We had to carry umbrellas the rest of the day. Aleah fell on the wet pavement, but was not hurt. She and Ava were hurrying to get from the van to the temple in the rain. I remember when Aleah and I went to the Banyan Temple in '04. She was so hyper, she began to climb around and around in the pagoda and the higher she went, the more excited she became, and the faster she went. There is only a wooden rail to keep you from falling, and I finally made her stop, as I was afraid she would get too far ahead of me and try to climb on the rail. She didn't remember it, so I am glad she got to see it again.

There were big golden Buddhas there and people being blessed by a Buddhist monk. Aleah was surprised to see people bowing down before the golden Buddhas and she said to me "Mom, we're not supposed to do that, are we?" Ava recognized the statues and seemed to know the history and story of the Buddhist beliefs. Our guide told us more than once that we could choose to be blessed in the temple by the Buddhist monk there, but we all declined.

John says all Chinese people must be cremated as there is no land to bury them on. Their families will have a ceremony and can place their family member's name on an inscription inside the temple. We were going to go see this, but we only made it to the doorway, as there was a family having a ceremony there to place their family member's inscription on the wall, and we did not want to disturb them.

Next we toured the Chen Family House, which was built in the mid 1800's by the Chen family for use as a place to worship and as a family school. It was privately owned, but taken over by the government. There were a lot of mini-stores there, and the girls enjoyed shopping for little trinkets. Ava chose a key chain that was a girl in a kimono. When our guide told her it was a Japanese girl, she went back to the store and exchanged it for a Hello Kitty key chain instead. There is still tension between the two countries left over from the war, and Ava evidently has learned this, because she wanted no part of anything Japanese. I noticed our guide told us that our ipad could be plugged in anywhere in the world to charge and be fine, but Aleah's Nintendo couldn't because it was a "cheap Japanese thing" that would fry if exposed to China's stronger electrical current. lol (This morning I realized there was 110 electricity in our bathroom, so Aleah has been charging up her Nintendos for she and Ava to play games against each other on our flight home.) That is the only 110 outlet I have ever seen in China. The Victory also has a good water filtration system, so they have drinkable water in the hotel rooms.

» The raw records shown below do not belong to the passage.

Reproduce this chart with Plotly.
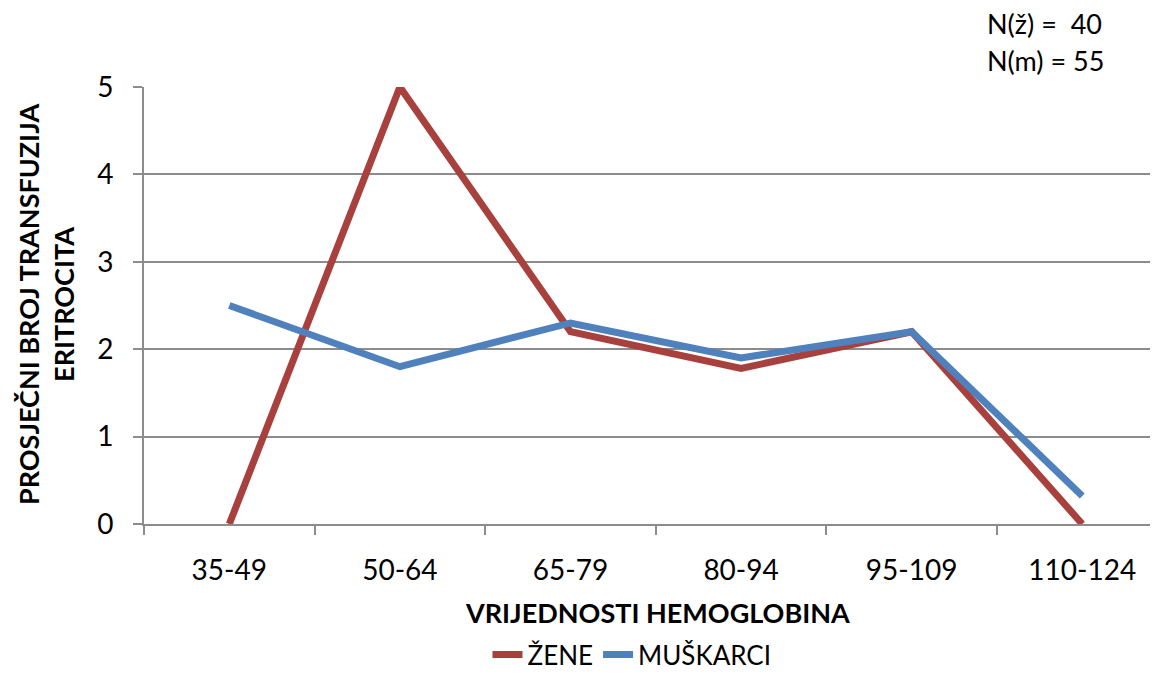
import plotly.graph_objects as go

categories = ["35-49", "50-64", "65-79", "80-94", "95-109", "110-124"]
zene = [0, 5, 2.2, 1.78, 2.2, 0]
muskarci = [2.5, 1.8, 2.3, 1.9, 2.2, 0.32]
y_ticks = [0, 1, 2, 3, 4, 5]

FONT = "Lato, Open Sans, sans-serif"
RED = "#A8413D"
BLUE = "#4F81BD"
GRID = "#8C8C8C"

# page has an 8px body margin; figure coordinates are page coords - 8
W, H = 1150, 670
L, T = 136, 79
PB = 516  # plot bottom (figure px)
PW = W - L
PH = PB - T

def px(x):
    return (x - 8 - L) / PW

def py(y):
    return (PB - (y - 8)) / PH

fig = go.Figure()
fig.add_trace(go.Scatter(x=categories, y=zene, mode="lines", name="ŽENE",
                         line=dict(color=RED, width=7)))
fig.add_trace(go.Scatter(x=categories, y=muskarci, mode="lines", name="MUŠKARCI",
                         line=dict(color=BLUE, width=7)))

fig.update_layout(
    width=W, height=H,
    margin=dict(l=L, r=0, t=T, b=H - PB, pad=0),
    paper_bgcolor="white", plot_bgcolor="white",
    font=dict(family=FONT, size=28, color="black"),
    showlegend=True,
    legend=dict(orientation="h", x=px(632), xanchor="center",
                yref="container", y=-0.016, yanchor="bottom",
                font=dict(size=26), tracegroupgap=0, borderwidth=0),
    xaxis=dict(type="category", range=[-0.5, 5.444],
               showgrid=False, showline=True, linecolor=GRID, linewidth=2,
               ticks="outside", tickson="boundaries", ticklen=9, tickcolor=GRID,
               tickwidth=2, tickfont=dict(size=28), zeroline=False,
               ticklabelstandoff=20),
    yaxis=dict(range=[0, 5], tickvals=y_ticks, showgrid=True, gridcolor=GRID,
               gridwidth=2, showline=True, linecolor=GRID, linewidth=2,
               ticks="outside", ticklen=9, tickcolor=GRID, tickwidth=2,
               tickfont=dict(size=28), zeroline=False, ticklabelstandoff=14),
    annotations=[
        dict(text="<b>VRIJEDNOSTI HEMOGLOBINA</b>", xref="paper", yref="paper",
             x=px(657), y=py(612), xanchor="center", yanchor="middle",
             showarrow=False, font=dict(size=27)),
        dict(text="<b>PROSJEČNI BROJ TRANSFUZIJA<br>ERITROCITA</b>", xref="paper", yref="paper",
             x=px(46), y=py(305), xanchor="center", yanchor="middle",
             textangle=-90, showarrow=False, font=dict(size=27)),
        dict(text="N(ž) =  40", xref="paper", yref="paper",
             x=px(985), y=py(23), xanchor="left", yanchor="middle",
             showarrow=False, font=dict(size=27)),
        dict(text="N(m) = 55", xref="paper", yref="paper",
             x=px(985), y=py(60), xanchor="left", yanchor="middle",
             showarrow=False, font=dict(size=27)),
    ],
)

fig.write_html("out.html")
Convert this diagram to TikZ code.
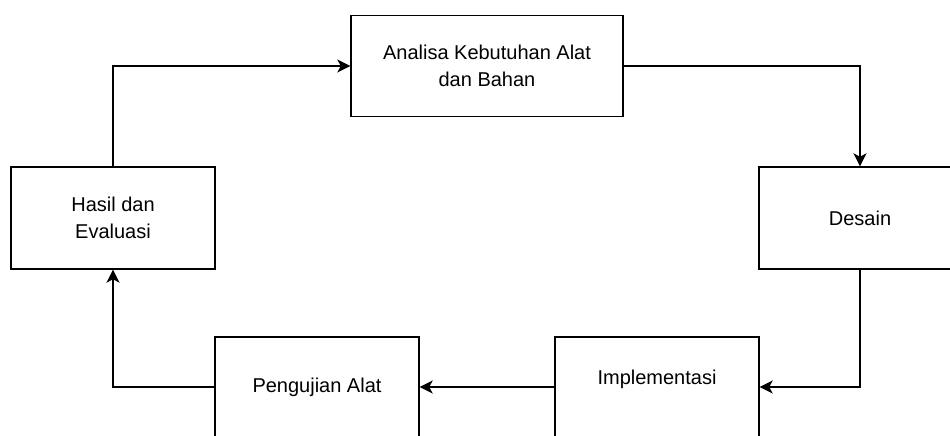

We had planned to walk through the spice market to the Cantonese restaurant for our evening meal, but because it was raining, the girls elected to eat hot soup noodles from the 7-11 instead. I buy our bottled water there, as you can get it for 2.50 yuan vs. the 20 yuan it costs at the Victory, and it is right around the corner. The girls usually stay in the hotel room and can watch me out the window. This morning I had two of their tea-boiled eggs, just like Aleah and I used to have every night at her insistence. Very salty and flavorful.

John asked Ava if her foster family had parents or relatives in the countryside they visited and she said no, she has never been outside a city. She went with a group of orphanage children to China's Expo in Shanghai once and also to an outing in Hainan province, flying both times. Those are her two biggest trips until now.

Tomorrow we are going to get Ava's TB test results, then John will take the girls and I to the other family's hotel. They have been to Guangzhou four times now and are comfortable using the subway system. John cannot be with us tomorrow afternoon, and he is nervous about us taking the subway. No doubt he would be in trouble if he "lost" Americans in the city. We plan to use the subway to go visit the Safari Park. They have white tigers there - 80% of those left in the world, per John's statements. It will be an all day event, after which we will hire a taxi to return us to the hotel. The girls are looking forward to a fun day. I am hoping it doesn't rain!!

I will try to post some new pictures!!